Nerfstudio has a built-in script that takes COLMAP and runs it through video or images and processes them to get data it can use.
$> ns-process-data video --data .\data\video\JulieBenz-4x_BSRGAN.mp4 --output-dir .\data\video\Julie4x\
once NeRFStudio script is done with COLMAP we can run the training script with
$> ns-train nerfacto --data .\data\video\Julie4x\
We can view the training process by using the NeRFStudio Viewer. We need to install the viewer if we want to use it locally. And we do as I found that their remote version is not working, at least for me and in the end, I do want it to run on my machine.
The viewer is a NodeJs app packaged with Yarn so while in the nerfstudio/nerfstudio/viewer/app folder run yarn start and it will compile it and start the local server.
Then go to
http://localhost:3000/
or other provided local address in your browser and voila, there is your NeRF preview in real-time while it’s training.
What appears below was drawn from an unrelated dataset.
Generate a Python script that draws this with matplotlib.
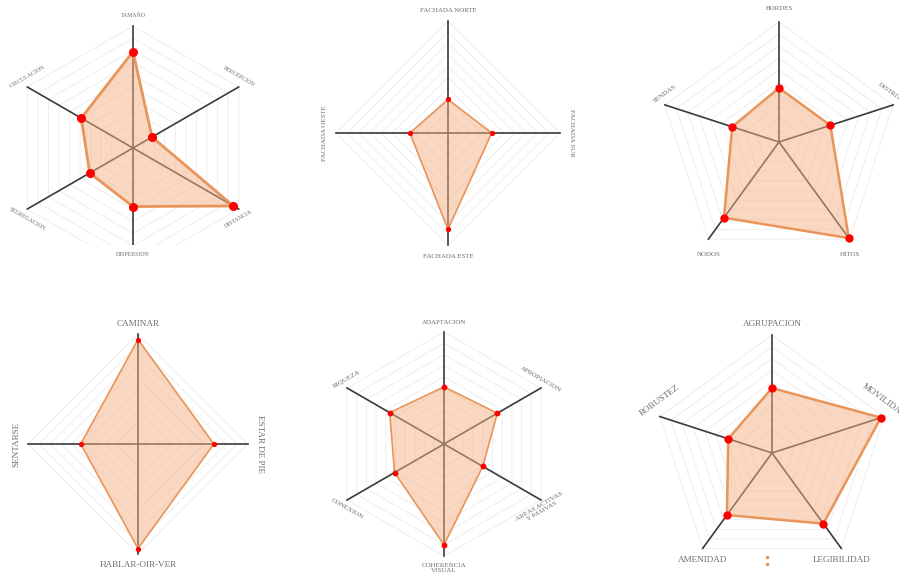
import numpy as np
import matplotlib.pyplot as plt
from matplotlib.patches import Rectangle

W, H = 899, 573
max_value = 10

labels1 = ['TAMAÑO', 'PERCEPCION', 'DISTANCIA', 'DISPERSION', 'SEGREGACION', 'CIRCULACION']
values1 = [7.9, 1.8, 9.5, 4.8, 4.1, 4.9]

labels2 = ['FACHADA NORTE', 'FACHADA SUR', 'FACHADA ESTE', 'FACHADA OESTE']
values2 = [3.0, 3.9, 8.6, 3.4]

labels3 = ['BORDES', 'DISTRITOS', 'HITOS', 'NODOS', 'SENDAS']
values3 = [4.5, 4.5, 9.9, 7.8, 4.1]

labels4 = ['CAMINAR', 'ESTAR DE PIE', 'HABLAR-OIR-VER', 'SENTARSE']
values4 = [9.5, 6.9, 9.5, 5.2]

labels5 = ['ADAPTACION', 'APROPIACION', 'AREAS ACTIVAS\nY PASIVAS', 'COHERENCIA\nVISUAL',
           'CONEXION', 'RIQUEZA']
values5 = [5.1, 5.5, 4.0, 9.0, 5.1, 5.6]

labels6 = ['AGRUPACION', 'MOVILIDAD', 'LEGIBILIDAD', 'AMENIDAD', 'ROBUSTEZ']
values6 = [5.5, 9.7, 7.4, 6.5, 3.9]

# layout of each radar (pixels): centre, radius, text size, line sizes, label offsets
layout = [
    dict(cx=133, cy=148, R=122, fs=4.2, lw=2.0, ms=6.5, top=11, bot=-15, side=10, hor=11, low=14, rot=30, clip=245),
    dict(cx=448, cy=133, R=112, fs=5.0, lw=1.2, ms=3.8, top=10, bot=12, side=10, hor=11, low=14, rot=30, clip=H),
    dict(cx=779, cy=142, R=120, fs=5.0, lw=1.8, ms=6.0, top=13, bot=12, side=11, hor=11, low=15, rot=36, clip=H),
    dict(cx=138, cy=444, R=110, fs=6.6, lw=1.2, ms=3.8, top=10, bot=11, side=10, hor=12, low=14, rot=30, clip=H),
    dict(cx=444, cy=444, R=112, fs=5.0, lw=1.2, ms=4.2, top=10, bot=12, side=9, hor=11, low=14, rot=30, clip=H),
    dict(cx=772, cy=453, R=118, fs=6.6, lw=1.8, ms=6.0, top=11, bot=12, side=16, hor=11, low=12, rot=36, clip=H),
]

charts = [(labels1, values1), (labels2, values2), (labels3, values3),
          (labels4, values4), (labels5, values5), (labels6, values6)]

fig = plt.figure(figsize=(W / 100, H / 100), dpi=100)


def radar(labels, values, cfg):
    cx, cy, R = cfg['cx'], cfg['cy'], cfg['R']
    ax = fig.add_axes([(cx - R) / W, (H - cy - R) / H, 2 * R / W, 2 * R / H], projection='polar')
    ax.set_theta_offset(np.pi / 2)
    ax.set_theta_direction(-1)
    ax.set_ylim(0, max_value)
    ax.set_axis_off()

    clip = Rectangle((0, (H - cfg['clip']) / H), 1, cfg['clip'] / H, transform=fig.transFigure)

    n = len(labels)
    ang = np.linspace(0, 2 * np.pi, n, endpoint=False)
    closed = np.append(ang, ang[0])
    vals = np.append(values, values[0])

    arts = []
    for lev in range(1, max_value + 1):
        arts += ax.plot(closed, [lev] * (n + 1), color='#ebebeb', lw=0.6, zorder=1)
    for a in ang:
        arts += ax.plot([a, a], [0, max_value], color='#3a3a3a', lw=1.2, zorder=2)
    arts += ax.fill(closed, vals, color='#f4b183', alpha=0.5, lw=0, zorder=3)
    arts += ax.plot(closed, vals, color='#e8955a', lw=cfg['lw'], zorder=4)
    arts += ax.plot(ang, values, 'o', color='#ff0000', ms=cfg['ms'], mew=0, zorder=5)
    for art in arts:
        art.set_clip_path(clip)

    for a, lab in zip(ang, labels):
        t = np.pi / 2 - a
        c, s = np.cos(t), np.sin(t)
        if s > 0.99:
            dx, dy, r = 0, cfg['top'], 0
        elif s < -0.99:
            dx, dy, r = 0, -cfg['bot'], 0
        elif s < -0.75:
            dx, dy, r = 0, -cfg['low'], 0
        elif abs(c) > 0.99:
            dx, dy, r = np.sign(c) * cfg['hor'], 0, -90 * np.sign(c)
        else:
            dx, dy = 0, np.sign(s) * cfg['side']
            r = -cfg['rot'] if c * s > 0 else cfg['rot']
        ax.annotate(lab, xy=(a, max_value), xytext=(dx, dy), textcoords='offset pixels',
                    ha='center', va='center', rotation=r, fontsize=cfg['fs'],
                    family='Liberation Serif', color='#6e6e6e', linespacing=1.0,
                    annotation_clip=False)


for (labs, vals), cfg in zip(charts, layout):
    radar(labs, vals, cfg)

fig.text(768 / W, 1 - 561 / H, ':', color='#e8955a', fontsize=13, fontweight='bold',
         ha='center', va='center')

fig.savefig('out.png', dpi=100)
While in NeRF Studio viewer you can add camera paths and render them out.
It’s early days for NeRF but even now the potential is immense and with a little more polish to the user interface and by hiding some actions from the user like COLMAP generation from the video which users aren’t that really interested in.
The marriage between standard photogrammetry and neural network enables this approach to some amazing feats like looking behind corners, reducing the number of input images, and increasing the signal-to-noise ratio of standard photogrammetry approaches that will try to assimilate every speck of dust into its reconstruction sometimes making cleanup of 3D models a pain.
This was just a quick and dirty introduction and there’s a lot to explore here, like how it will handle moving scenes, and what is the lower limit to get a good result, we already know that camera/video quality means a lot, other software implementations, and so on.
So, plenty of content for future posts.